We plot the market shares (and ranks) of artifacts in social influence worlds as a function of their market shares (and ranks) in the independent world.
* Do you expect the market shares to be correlated between different worlds?
* How would you expect the plot to look if there is no social influence? Strong social influence?
* How do unpopular artifacts compare to moderatley and very popular artifacts?

In [None]:
# Get market share and rank
df_market = get_market_rank(df_world_song)
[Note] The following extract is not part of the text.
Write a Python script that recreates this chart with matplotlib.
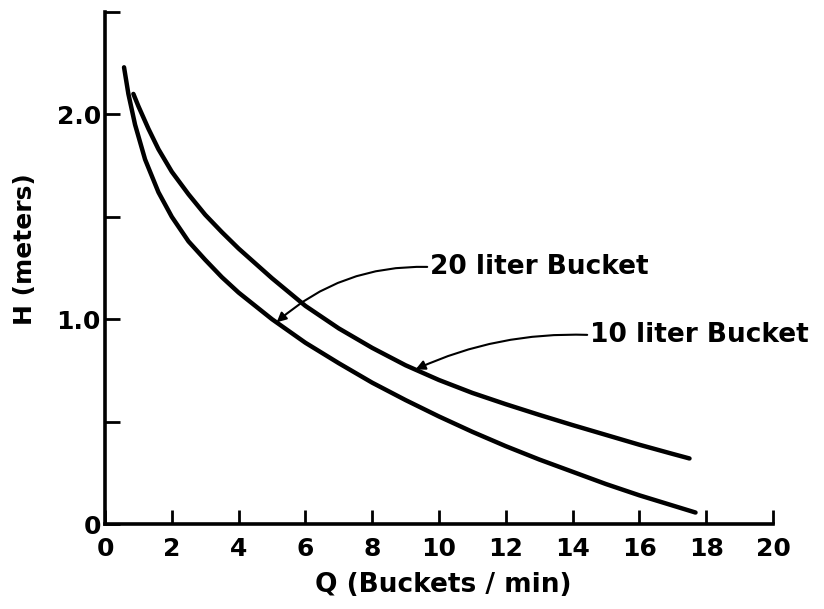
import numpy as np
import matplotlib.pyplot as plt

# curves (Q in buckets/min, H in meters)
q_20 = [0.57, 0.7, 0.9, 1.2, 1.6, 2.0, 2.5, 3.0, 3.5, 4.0, 5.0, 6.0, 7.0, 8.0,
        9.0, 10.0, 11.0, 12.0, 13.0, 14.0, 15.0, 16.0, 17.0, 17.68]
h_20 = [2.23, 2.10, 1.95, 1.78, 1.62, 1.50, 1.38, 1.29, 1.205, 1.13, 1.00, 0.885, 0.785, 0.69,
        0.605, 0.525, 0.45, 0.38, 0.315, 0.255, 0.195, 0.14, 0.09, 0.056]

q_10 = [0.85, 1.0, 1.3, 1.6, 2.0, 2.5, 3.0, 3.5, 4.0, 5.0, 6.0, 7.0, 8.0,
        9.0, 10.0, 11.0, 12.0, 13.0, 14.0, 15.0, 16.0, 17.0, 17.5]
h_10 = [2.10, 2.04, 1.93, 1.83, 1.72, 1.61, 1.51, 1.425, 1.345, 1.20, 1.065, 0.955, 0.86,
        0.775, 0.703, 0.64, 0.585, 0.533, 0.483, 0.435, 0.387, 0.342, 0.32]

x_ticks = [0, 2, 4, 6, 8, 10, 12, 14, 16, 18, 20]
y_ticks = [0, 0.5, 1.0, 1.5, 2.0, 2.5]
y_labels = ['0', '', '1.0', '', '2.0', '']

fnt = dict(family='DejaVu Sans', weight='bold')

fig = plt.figure(figsize=(8.24, 6.09), dpi=100)
ax = fig.add_axes([105/824, 1 - 524/609, 668/824, 512/609])

ax.plot(q_20, h_20, color='black', lw=3.2, solid_capstyle='round', solid_joinstyle='round')
ax.plot(q_10, h_10, color='black', lw=3.2, solid_capstyle='round', solid_joinstyle='round')

ax.set_xlim(0, 20)
ax.set_ylim(0, 2.5)
for s in ['top', 'right']:
    ax.spines[s].set_visible(False)
for s in ['left', 'bottom']:
    ax.spines[s].set_linewidth(2.6)

ax.set_xticks(x_ticks)
ax.set_xticklabels([str(t) for t in x_ticks], fontsize=18, **fnt)
ax.set_yticks(y_ticks)
ax.set_yticklabels(y_labels, fontsize=18, **fnt)
ax.tick_params(axis='x', direction='in', length=10, width=2, pad=9)
ax.tick_params(axis='y', direction='in', length=11, width=2, pad=3)

ax.set_xlabel('Q (Buckets / min)', fontsize=19, va='center', **fnt)
ax.xaxis.set_label_coords(0.506, -0.119)
ax.set_ylabel('H (meters)', fontsize=18, va='center', **fnt)
ax.yaxis.set_label_coords(-0.12, 0.537)

arw = dict(arrowstyle='-|>', color='black', lw=1.5, mutation_scale=14,
           shrinkA=0, shrinkB=0, relpos=(0, 0.5))
ax.annotate('20 liter Bucket', xy=(5.14, 0.985), xytext=(9.73, 1.255),
            ha='left', va='center', fontsize=19,
            arrowprops=dict(arw, connectionstyle='arc3,rad=0.2'), **fnt)
ax.annotate('10 liter Bucket', xy=(9.3, 0.755), xytext=(14.52, 0.923),
            ha='left', va='center', fontsize=19,
            arrowprops=dict(arw, connectionstyle='arc3,rad=0.12'), **fnt)

fig.savefig('out.png', dpi=100)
# Create list of dependent worlds
world_ids = sorted(set(df_world_song["world_id"]))
dependent_worlds = [x for x in world_ids if x != data.independent_world]

# Create a figure
plt.figure(figsize(8,4))
# Plot social influence market share vs independent market share
# Create subplots and use first
plt.subplot(1,2,1)
for cur_world in dependent_worlds:
    plt.plot(
        df_market[df_market["world_id"] == data.independent_world]['market_share'],
        df_market[df_market["world_id"] == cur_world]['market_share'], '.b')
plt.xlabel("Market share (Indep.)")
plt.ylabel("Market share (Social)")
# Plot social rank vs indpendent rank in second subplot
plt.subplot(1,2,2)
for cur_world in dependent_worlds:
    plt.plot(
        df_market[df_market["world_id"] == data.independent_world]['market_rank'],
        df_market[df_market["world_id"] == cur_world]['market_rank'], '.b')
plt.xlabel("Market rank (Indep.)")
plt.ylabel("Market rank (Social)")
plt.tight_layout()

## Unpredictability
Is the success of cultural artifacts more or less predictable when there is social influence? We can compare a given artifact's popularity in different social influence worlds to determine the unpredictability. For the independent case, we have to randomly divide the independent world into multiple worlds and compare between those.
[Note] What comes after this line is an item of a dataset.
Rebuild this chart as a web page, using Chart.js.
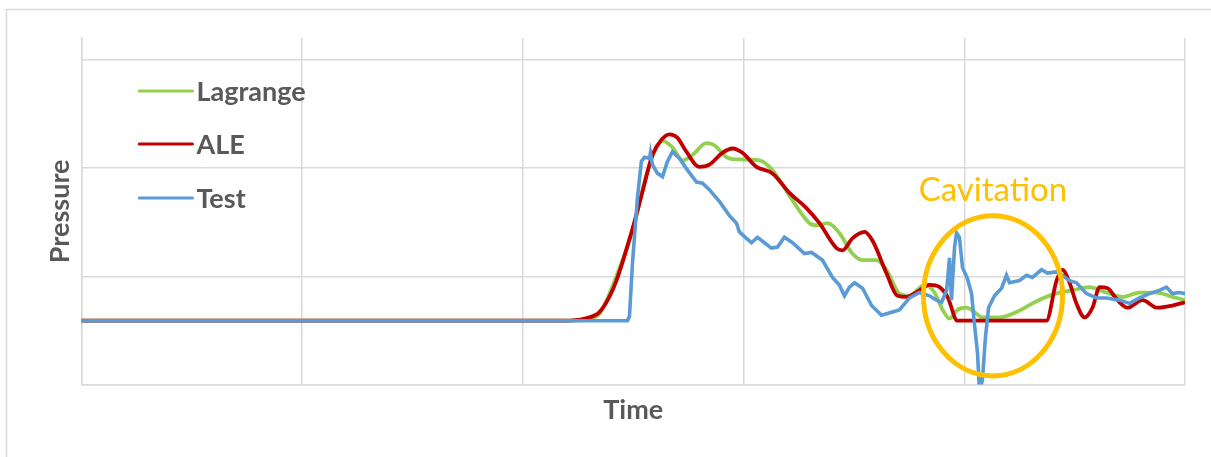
<!DOCTYPE html>
<html>
<head>
<meta charset="utf-8">
<script src="https://cdn.jsdelivr.net/npm/chart.js"></script>
<style>
  html, body { margin: 0; padding: 0; background: #fff; }
  #wrap { width: 1211px; height: 457px; }
</style>
</head>
<body>
<div id="wrap"><canvas id="chart" width="1211" height="457"></canvas></div>
<script>
// --- datos (tiempo y presion en unidades arbitrarias) ---
const lagrangeTime = [0, 22.3, 23.0, 23.5, 24.2, 25.0, 25.6, 26.05, 26.33, 26.78, 27.23, 27.68, 28.32, 28.68, 29.22, 29.68, 30.72, 31.31, 32.22, 32.99, 33.35, 33.8, 34.34, 34.93, 35.39, 36.02, 36.47, 37.06, 37.52, 38.2, 38.65, 38.97, 39.33, 39.69, 40.1, 40.46, 40.82, 41.59, 42.36, 43.09, 43.72, 44.31, 44.9, 45.67, 46.44, 47.17, 47.94, 48.71, 49.43, 50];
const lagrangeP    = [5.9, 5.9, 6.1, 6.6, 9.8, 14.4, 19.4, 21.9, 22.5, 21.9, 20.7, 21.2, 22.3, 22.1, 21.0, 20.8, 20.7, 19.8, 17.0, 14.9, 14.7, 14.9, 14.0, 12.1, 11.5, 11.5, 10.6, 8.4, 8.2, 9.2, 8.5, 7.1, 6.1, 6.9, 7.1, 6.7, 6.2, 6.2, 6.7, 7.5, 8.1, 8.5, 8.7, 9.0, 8.5, 8.1, 8.5, 8.5, 8.1, 7.8];

const aleTime = [0, 21.9, 22.8, 23.47, 23.92, 24.24, 24.97, 25.42, 25.87, 26.28, 26.64, 27.0, 27.41, 28.0, 28.45, 29.04, 29.5, 29.95, 30.58, 31.31, 32.08, 32.85, 33.44, 34.21, 34.48, 34.93, 35.48, 35.84, 36.47, 36.97, 37.38, 37.97, 38.42, 38.88, 39.24, 39.69, 43.72, 44.18, 44.45, 44.77, 45.08, 45.45, 45.81, 46.13, 46.49, 46.94, 47.39, 48.07, 48.75, 49.43, 50];
const aleP    = [5.9, 5.9, 6.1, 6.7, 8.1, 9.6, 14.4, 17.8, 21.2, 22.6, 23.1, 22.8, 21.5, 20.1, 20.3, 21.4, 21.8, 21.4, 20.1, 19.5, 17.7, 16.3, 14.9, 12.6, 12.4, 13.5, 14.1, 13.3, 10.3, 8.2, 8.1, 8.7, 9.2, 9.0, 8.1, 5.9, 5.9, 9.6, 10.6, 9.4, 7.5, 6.2, 7.1, 9.0, 8.9, 7.8, 7.1, 7.8, 7.1, 7.3, 7.6];

const testTime = [0, 24.74, 24.83, 24.97, 25.19, 25.37, 25.51, 25.74, 25.78, 25.87, 26.1, 26.33, 26.55, 26.78, 27.09, 27.46, 27.87, 28.14, 28.45, 28.91, 29.36, 29.68, 29.81, 30.13, 30.36, 30.63, 30.95, 31.26, 31.54, 31.85, 32.22, 32.76, 33.08, 33.57, 34.03, 34.34, 34.57, 34.8, 35.03, 35.39, 35.8, 36.25, 36.75, 37.06, 37.52, 37.97, 38.42, 38.74, 38.97, 39.2, 39.33, 39.42, 39.47, 39.56, 39.65, 39.78, 39.92, 40.14, 40.33, 40.46, 40.6, 40.69, 40.82, 40.96, 41.1, 41.37, 41.69, 41.91, 42.05, 42.5, 42.82, 43.09, 43.5, 43.77, 44.18, 44.31, 44.77, 45.08, 45.54, 45.99, 46.44, 47.03, 47.49, 47.94, 48.39, 48.84, 49.16, 49.43, 49.75, 50];
const testP    = [5.9, 5.9, 6.3, 11.3, 17.2, 20.6, 21.0, 20.9, 21.4, 20.3, 19.5, 19.2, 20.6, 21.5, 20.9, 19.8, 18.7, 18.6, 18.0, 16.9, 15.6, 14.9, 14.1, 13.5, 13.1, 13.6, 13.1, 12.6, 12.7, 13.6, 13.1, 12.1, 12.2, 11.5, 9.9, 9.2, 8.2, 9.0, 9.4, 8.9, 7.3, 6.4, 6.7, 6.9, 8.0, 8.5, 8.2, 7.8, 7.6, 8.7, 11.7, 7.8, 9.6, 12.7, 14.0, 13.6, 10.8, 9.8, 8.4, 5.6, 2.9, -0.6, 0.4, 4.4, 7.1, 8.2, 8.9, 10.1, 9.4, 9.6, 10.1, 9.9, 10.6, 10.3, 10.4, 10.3, 9.6, 9.4, 8.4, 8.0, 8.0, 7.8, 7.5, 8.0, 8.4, 8.7, 9.0, 8.4, 8.5, 8.4];

// zona de cavitacion (centro y radios en unidades de datos)
const cavitationLabel = 'Cavitation';
const cavitationZone = [41.3, 8.2, 3.15, 7.4];

const GRID = '#D9D9D9';
const TEXT = '#595959';

function toPoints(xs, ys) {
  return xs.map((x, i) => ({ x: x, y: ys[i] }));
}

// marco exterior
const frame = {
  id: 'frame',
  beforeDraw(chart) {
    const c = chart.ctx;
    c.save();
    c.fillStyle = '#fff';
    c.fillRect(0, 0, chart.width, chart.height);
    c.strokeStyle = GRID;
    c.lineWidth = 1.5;
    c.strokeRect(6.5, 9.5, chart.width + 10, chart.height + 10);
    c.restore();
  }
};

// leyenda dentro del area del grafico
const innerLegend = {
  id: 'innerLegend',
  afterDraw(chart) {
    const c = chart.ctx;
    const a = chart.chartArea;
    const rows = [53, 106, 160];
    const order = [2, 1, 0];
    c.save();
    c.font = 'bold 27px Lato';
    c.textBaseline = 'middle';
    order.forEach((di, i) => {
      const ds = chart.data.datasets[di];
      const y = a.top + rows[i];
      c.strokeStyle = ds.borderColor;
      c.lineWidth = 3.2;
      c.lineCap = 'round';
      c.beginPath();
      c.moveTo(a.left + 58, y);
      c.lineTo(a.left + 111, y);
      c.stroke();
      c.fillStyle = TEXT;
      c.fillText(ds.label, a.left + 115, y + 1);
    });
    c.restore();
  }
};

// elipse y texto de cavitacion
const cavitation = {
  id: 'cavitation',
  afterDatasetsDraw(chart) {
    const c = chart.ctx;
    const xs = chart.scales.x, ys = chart.scales.y;
    const cx = xs.getPixelForValue(cavitationZone[0]);
    const cy = ys.getPixelForValue(cavitationZone[1]);
    const rx = xs.getPixelForValue(cavitationZone[0] + cavitationZone[2]) - cx;
    const ry = cy - ys.getPixelForValue(cavitationZone[1] + cavitationZone[3]);
    c.save();
    c.strokeStyle = '#FFC000';
    c.lineWidth = 5;
    c.beginPath();
    c.ellipse(cx, cy, rx, ry, 0, 0, Math.PI * 2);
    c.stroke();
    c.fillStyle = '#FFC000';
    c.font = '33px Lato';
    c.textAlign = 'center';
    c.textBaseline = 'alphabetic';
    c.fillText(cavitationLabel, cx, cy - ry - 15);
    c.restore();
  }
};

const ctx = document.getElementById('chart').getContext('2d');
new Chart(ctx, {
  type: 'line',
  data: {
    datasets: [
      {
        label: 'Test',
        data: toPoints(testTime, testP),
        borderColor: '#5B9BD5',
        borderWidth: 3.6,
        pointRadius: 0,
        tension: 0,
        order: 0
      },
      {
        label: 'ALE',
        data: toPoints(aleTime, aleP),
        borderColor: '#C00000',
        borderWidth: 3.8,
        pointRadius: 0,
        cubicInterpolationMode: 'monotone',
        order: 1
      },
      {
        label: 'Lagrange',
        data: toPoints(lagrangeTime, lagrangeP),
        borderColor: '#92D050',
        borderWidth: 3.8,
        pointRadius: 0,
        cubicInterpolationMode: 'monotone',
        order: 2
      }
    ]
  },
  options: {
    responsive: false,
    animation: false,
    layout: { padding: { left: 40, top: 38, right: 26, bottom: 27 } },
    plugins: {
      legend: { display: false },
      tooltip: { enabled: false }
    },
    scales: {
      x: {
        type: 'linear',
        min: 0,
        max: 50,
        ticks: { display: false, stepSize: 10, includeBounds: false },
        grid: { color: GRID, lineWidth: 1.5, drawTicks: false },
        border: { color: GRID, width: 1.5 },
        title: {
          display: true,
          text: 'Time',
          color: TEXT,
          font: { family: 'Lato', size: 27, weight: 'bold' },
          padding: { top: 9, bottom: 4 }
        }
      },
      y: {
        type: 'linear',
        min: 0,
        max: 32,
        ticks: { display: false, stepSize: 10, includeBounds: false },
        grid: { color: GRID, lineWidth: 1.5, drawTicks: false },
        border: { color: GRID, width: 1.5 },
        title: {
          display: true,
          text: 'Pressure',
          color: TEXT,
          font: { family: 'Lato', size: 27, weight: 'bold' },
          padding: { top: 4, bottom: 5 }
        }
      }
    }
  },
  plugins: [frame, cavitation, innerLegend]
});
</script>
</body>
</html>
The helper functions below calculate the unpredictability of artifacts in both social influence and indpendent worlds.

In [None]:
def find_unpredictability(df_downloads):
    '''Return a DataFrame indexed by song_id with an `unpredictability` column.'''
    # Create the DataFrame and index from the provided download data
    song_ids = sorted(set(df_downloads["song_id"]))
    world_ids = sorted(set(df_downloads["world_id"]))
    df = pd.DataFrame({"song_id": song_ids}) \
        .set_index("song_id")
    # Get market share of each song in each world
    df_market = get_market_share(df_downloads)
    # Calculate and return the unpredictability based on equation in SDW2006
    df["unpredictability"] = [
        sum([
            sum([
                abs(
                    df_market[
                        (df_market["song_id"] == cur_song)
                        & (df_market["world_id"] == world_j)
                    ]["market_share"].sum()
                    - df_market[
                        (df_market["song_id"] == cur_song)
                        & (df_market["world_id"] == world_k)
                    ]["market_share"].sum()
                ) / spspec.comb(len(world_ids), 2)
                for k, world_k in enumerate(world_ids[j+1:])])
            for j, world_j in enumerate(world_ids)])
        for cur_song in df.index]
    return df

def compare_unpredictability(df_world_song):
    # Calculate unpredictability in social influence worlds
    df_songs = count_song_stats(df_world_song)
    df_social = df_world_song[df_world_song["world_id"] != data.independent_world]
    df_songs["unpredictability"] = find_unpredictability(df_social)["unpredictability"]
    # Calculate unpredictability in independent world
    unpredictability = []
    num_iter = 50
    for i in range(num_iter):
        df_indep_dl = data.sample_independent()
        u_i = find_unpredictability(df_indep_dl)["unpredictability"]
        unpredictability.append(u_i) 
    # Average results
    # Elements are pandas Series objects, which can be added to each other
    u = np.sum(unpredictability, axis=0) / float(num_iter)
    # Add to the song DataFrame
    df_songs["unpredictability_indep"] = u
    return df_songs

The plot below visualizes the unpredictability in social influence worlds vs independent worlds.
* Why would social influence have an effect on the predictability of an artifact's success?
* Would you expect social influence to make success more or less predictable?

In [None]:
# Plot the unpredictability for social and independent worlds
df_songs = compare_unpredictability(df_world_song)
u_social = df_songs["unpredictability"].sum() / data.num_songs
u_indep = df_songs["unpredictability_indep"].sum() / data.num_songs
plt.figure(figsize=(6,4))
plt.bar([1, 2], [u_social, u_indep])
plt.xticks([1,2], ["Social", "Independent"])
plt.ylim([0, max([u_social, u_indep])*2])
plt.xlabel("World")
plt.ylabel("Unpredictability")

## References

[SDW2006] Salganik, M. J., Dodds, P. S., & Watts, D. J. (2006). Experimental study of inequality and unpredictability in an artificial cultural market. _Science_, 311(5762), 854-856.

[CSW2016] Chen, D.L., Schonger, M., & Wickens, C. (2016). oTree - An open-source platform for laboratory, online and field experiments. _Journal of Behavioral and Experimental Finance_, 9, 88-97.